Given instruction
Retype exactly what runs from the first line of the data to the line with "plt.rcParams['font.family'] = ['Liberation", keeping both of those lines and skipping pictures.
====
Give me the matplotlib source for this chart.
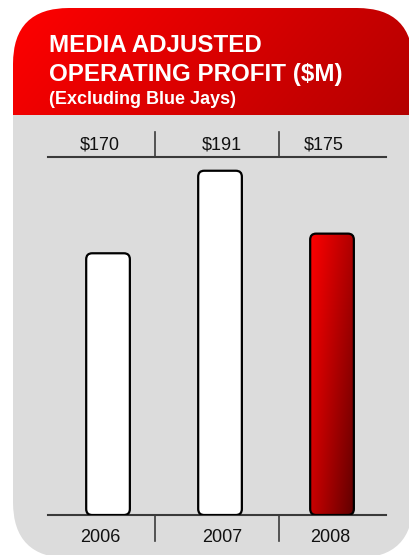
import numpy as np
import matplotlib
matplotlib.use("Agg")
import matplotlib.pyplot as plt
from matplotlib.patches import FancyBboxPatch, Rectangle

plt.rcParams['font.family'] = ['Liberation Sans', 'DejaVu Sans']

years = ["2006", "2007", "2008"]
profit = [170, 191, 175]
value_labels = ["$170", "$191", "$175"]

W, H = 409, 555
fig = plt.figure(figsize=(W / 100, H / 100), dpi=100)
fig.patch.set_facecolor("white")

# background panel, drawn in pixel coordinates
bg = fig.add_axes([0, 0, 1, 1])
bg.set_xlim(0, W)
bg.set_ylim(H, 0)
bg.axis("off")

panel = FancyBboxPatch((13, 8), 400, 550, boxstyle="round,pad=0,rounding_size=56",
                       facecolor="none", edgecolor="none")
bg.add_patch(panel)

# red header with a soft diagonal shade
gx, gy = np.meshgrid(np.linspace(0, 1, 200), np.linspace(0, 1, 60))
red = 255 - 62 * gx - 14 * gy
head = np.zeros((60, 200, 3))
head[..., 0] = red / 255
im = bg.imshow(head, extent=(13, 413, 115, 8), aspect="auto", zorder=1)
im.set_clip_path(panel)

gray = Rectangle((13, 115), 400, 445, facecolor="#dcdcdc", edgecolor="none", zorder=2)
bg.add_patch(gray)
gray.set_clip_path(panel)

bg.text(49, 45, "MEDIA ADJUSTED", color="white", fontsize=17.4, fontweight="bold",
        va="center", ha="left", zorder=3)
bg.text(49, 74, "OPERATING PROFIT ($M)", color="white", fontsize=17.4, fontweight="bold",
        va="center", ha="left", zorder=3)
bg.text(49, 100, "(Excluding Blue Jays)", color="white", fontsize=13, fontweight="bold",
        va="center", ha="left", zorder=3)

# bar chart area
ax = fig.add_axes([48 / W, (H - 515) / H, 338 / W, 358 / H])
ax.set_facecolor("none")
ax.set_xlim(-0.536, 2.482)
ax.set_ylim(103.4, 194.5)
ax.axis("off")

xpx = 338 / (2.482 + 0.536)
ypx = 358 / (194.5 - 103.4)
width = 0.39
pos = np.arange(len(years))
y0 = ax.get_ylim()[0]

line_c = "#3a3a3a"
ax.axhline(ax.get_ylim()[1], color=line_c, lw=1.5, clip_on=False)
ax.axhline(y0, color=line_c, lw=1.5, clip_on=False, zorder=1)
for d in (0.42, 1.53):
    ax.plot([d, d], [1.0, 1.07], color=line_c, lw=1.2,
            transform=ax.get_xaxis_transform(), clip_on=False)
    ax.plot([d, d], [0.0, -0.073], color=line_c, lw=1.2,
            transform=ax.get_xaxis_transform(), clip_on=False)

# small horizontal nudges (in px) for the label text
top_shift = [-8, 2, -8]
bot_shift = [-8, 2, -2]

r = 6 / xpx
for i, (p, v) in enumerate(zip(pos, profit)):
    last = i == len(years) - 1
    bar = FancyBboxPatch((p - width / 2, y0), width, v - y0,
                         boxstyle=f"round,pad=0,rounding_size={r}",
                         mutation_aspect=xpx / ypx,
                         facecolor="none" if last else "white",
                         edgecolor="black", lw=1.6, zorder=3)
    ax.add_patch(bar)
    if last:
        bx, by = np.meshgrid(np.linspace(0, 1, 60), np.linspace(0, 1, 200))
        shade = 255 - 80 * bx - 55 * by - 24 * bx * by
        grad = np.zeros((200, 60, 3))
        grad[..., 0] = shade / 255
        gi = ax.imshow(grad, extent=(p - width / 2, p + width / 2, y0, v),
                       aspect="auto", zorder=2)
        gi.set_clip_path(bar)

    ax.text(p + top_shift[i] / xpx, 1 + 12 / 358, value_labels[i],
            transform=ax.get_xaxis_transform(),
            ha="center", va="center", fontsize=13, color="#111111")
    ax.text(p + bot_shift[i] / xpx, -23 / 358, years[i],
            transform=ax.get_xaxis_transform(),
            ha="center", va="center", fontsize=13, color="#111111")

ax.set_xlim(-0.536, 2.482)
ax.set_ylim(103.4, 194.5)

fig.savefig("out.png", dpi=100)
====
Answer
Give me the matplotlib source for this chart.
import numpy as np
import matplotlib
matplotlib.use("Agg")
import matplotlib.pyplot as plt
from matplotlib.patches import FancyBboxPatch, Rectangle

plt.rcParams['font.family'] = ['Liberation Sans', 'DejaVu Sans']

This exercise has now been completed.